::: Recorded data :::

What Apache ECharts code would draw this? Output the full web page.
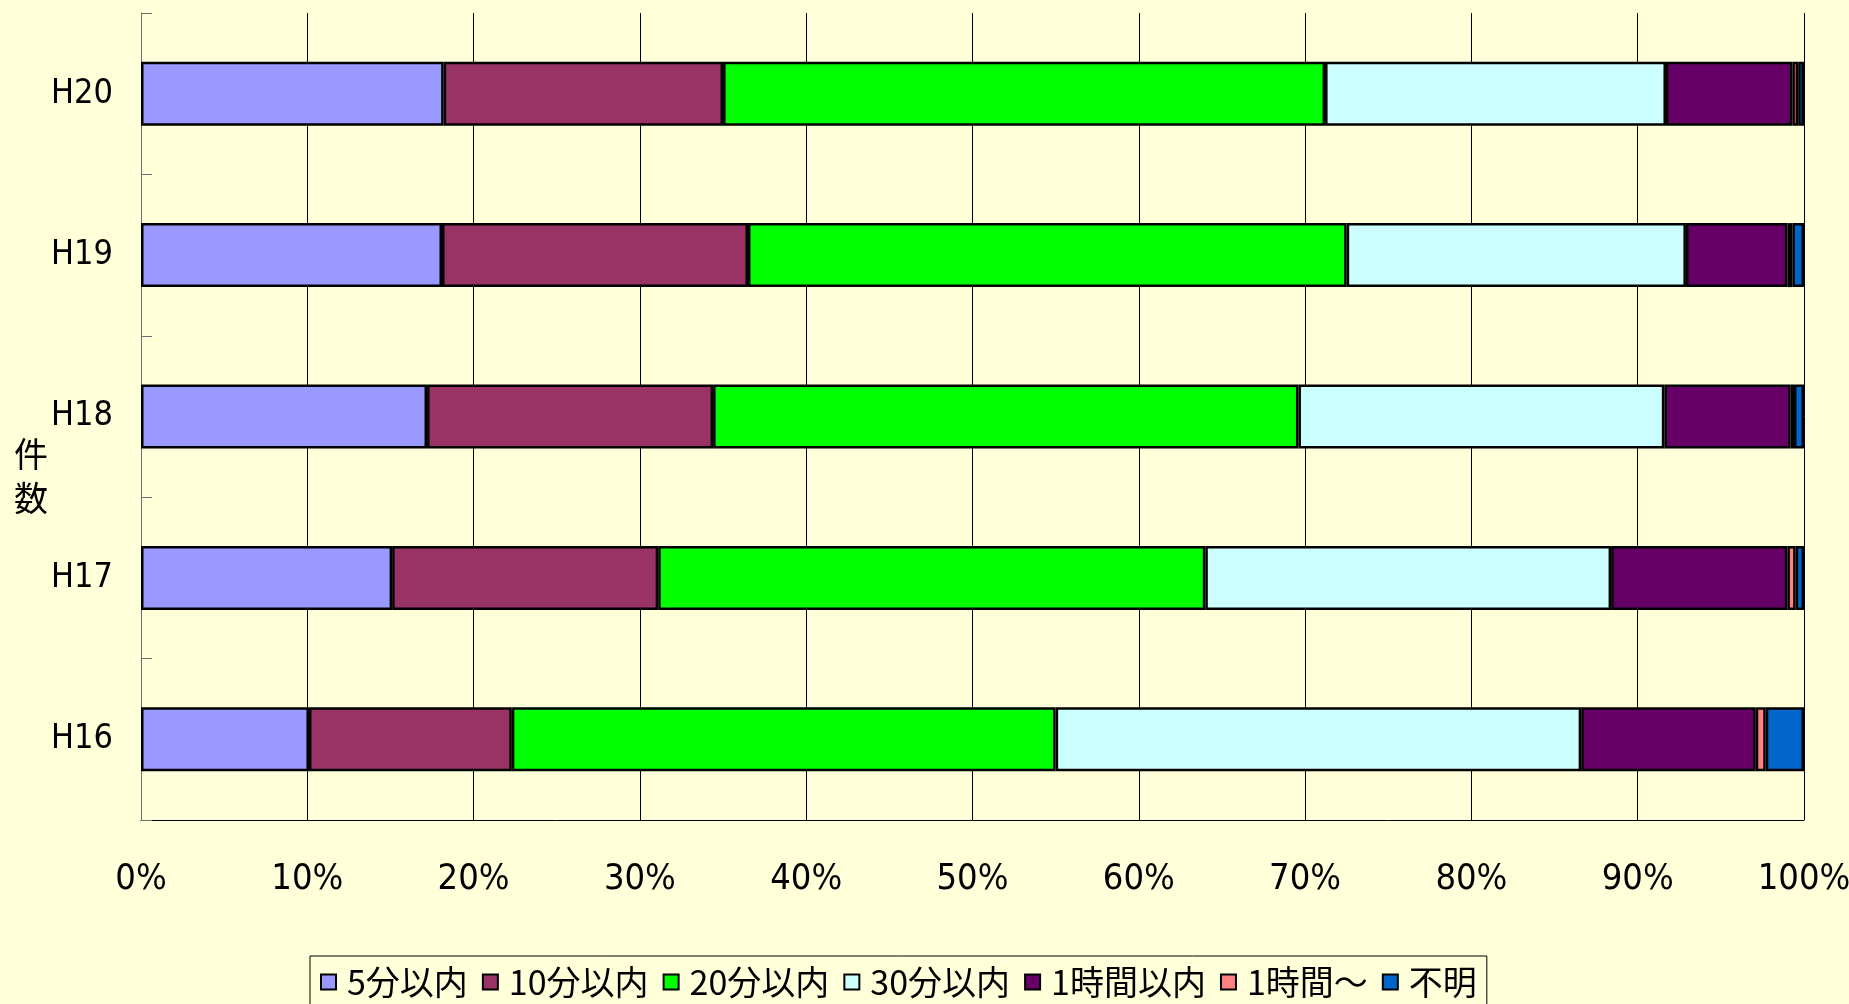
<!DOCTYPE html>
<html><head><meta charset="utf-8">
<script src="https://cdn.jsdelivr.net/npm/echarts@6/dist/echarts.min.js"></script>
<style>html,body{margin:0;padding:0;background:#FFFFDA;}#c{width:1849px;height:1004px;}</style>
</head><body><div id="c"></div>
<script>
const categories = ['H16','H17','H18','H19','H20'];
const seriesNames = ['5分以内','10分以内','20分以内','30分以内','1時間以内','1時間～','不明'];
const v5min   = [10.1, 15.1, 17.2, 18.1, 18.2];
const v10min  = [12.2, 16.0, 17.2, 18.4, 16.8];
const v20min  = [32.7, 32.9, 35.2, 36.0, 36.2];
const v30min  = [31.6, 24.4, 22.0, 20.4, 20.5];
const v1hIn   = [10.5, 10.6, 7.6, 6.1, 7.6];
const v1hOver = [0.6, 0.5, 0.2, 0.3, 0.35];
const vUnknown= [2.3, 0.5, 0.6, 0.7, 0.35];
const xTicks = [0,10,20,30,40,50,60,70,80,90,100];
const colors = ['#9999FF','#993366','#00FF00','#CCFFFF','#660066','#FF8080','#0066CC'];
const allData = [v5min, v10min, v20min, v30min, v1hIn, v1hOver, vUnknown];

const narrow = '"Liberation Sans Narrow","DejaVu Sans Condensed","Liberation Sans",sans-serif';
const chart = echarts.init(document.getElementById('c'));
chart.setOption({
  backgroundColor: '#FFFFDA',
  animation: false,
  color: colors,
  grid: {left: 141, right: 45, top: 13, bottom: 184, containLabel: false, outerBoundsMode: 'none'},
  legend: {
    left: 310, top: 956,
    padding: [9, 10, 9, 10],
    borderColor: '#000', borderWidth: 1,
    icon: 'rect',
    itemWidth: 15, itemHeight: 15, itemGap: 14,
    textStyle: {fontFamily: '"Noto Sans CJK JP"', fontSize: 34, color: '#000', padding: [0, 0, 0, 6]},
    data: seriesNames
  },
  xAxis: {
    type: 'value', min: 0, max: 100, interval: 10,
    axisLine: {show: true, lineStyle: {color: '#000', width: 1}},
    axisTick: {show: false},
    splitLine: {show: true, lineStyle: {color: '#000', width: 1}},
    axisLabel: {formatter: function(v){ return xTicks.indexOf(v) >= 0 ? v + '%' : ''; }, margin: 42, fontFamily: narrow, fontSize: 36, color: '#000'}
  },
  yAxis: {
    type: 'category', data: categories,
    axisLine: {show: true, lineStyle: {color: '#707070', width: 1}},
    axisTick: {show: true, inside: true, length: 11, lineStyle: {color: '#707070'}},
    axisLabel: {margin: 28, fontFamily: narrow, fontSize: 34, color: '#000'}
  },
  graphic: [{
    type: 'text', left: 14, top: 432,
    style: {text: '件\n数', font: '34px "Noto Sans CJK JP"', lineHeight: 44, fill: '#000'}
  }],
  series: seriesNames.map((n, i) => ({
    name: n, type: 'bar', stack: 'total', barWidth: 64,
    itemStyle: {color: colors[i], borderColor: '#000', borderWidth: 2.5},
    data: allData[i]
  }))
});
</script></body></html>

:::

*Goal*
Your task is to restate word for word the lines from the top of the data to the line containing "v1hIn, v1hOver, vUnknown];", both ends included, with every picture left out.

*Task answer*
What Apache ECharts code would draw this? Output the full web page.
<!DOCTYPE html>
<html><head><meta charset="utf-8">
<script src="https://cdn.jsdelivr.net/npm/echarts@6/dist/echarts.min.js"></script>
<style>html,body{margin:0;padding:0;background:#FFFFDA;}#c{width:1849px;height:1004px;}</style>
</head><body><div id="c"></div>
<script>
const categories = ['H16','H17','H18','H19','H20'];
const seriesNames = ['5分以内','10分以内','20分以内','30分以内','1時間以内','1時間～','不明'];
const v5min   = [10.1, 15.1, 17.2, 18.1, 18.2];
const v10min  = [12.2, 16.0, 17.2, 18.4, 16.8];
const v20min  = [32.7, 32.9, 35.2, 36.0, 36.2];
const v30min  = [31.6, 24.4, 22.0, 20.4, 20.5];
const v1hIn   = [10.5, 10.6, 7.6, 6.1, 7.6];
const v1hOver = [0.6, 0.5, 0.2, 0.3, 0.35];
const vUnknown= [2.3, 0.5, 0.6, 0.7, 0.35];
const xTicks = [0,10,20,30,40,50,60,70,80,90,100];
const colors = ['#9999FF','#993366','#00FF00','#CCFFFF','#660066','#FF8080','#0066CC'];
const allData = [v5min, v10min, v20min, v30min, v1hIn, v1hOver, vUnknown];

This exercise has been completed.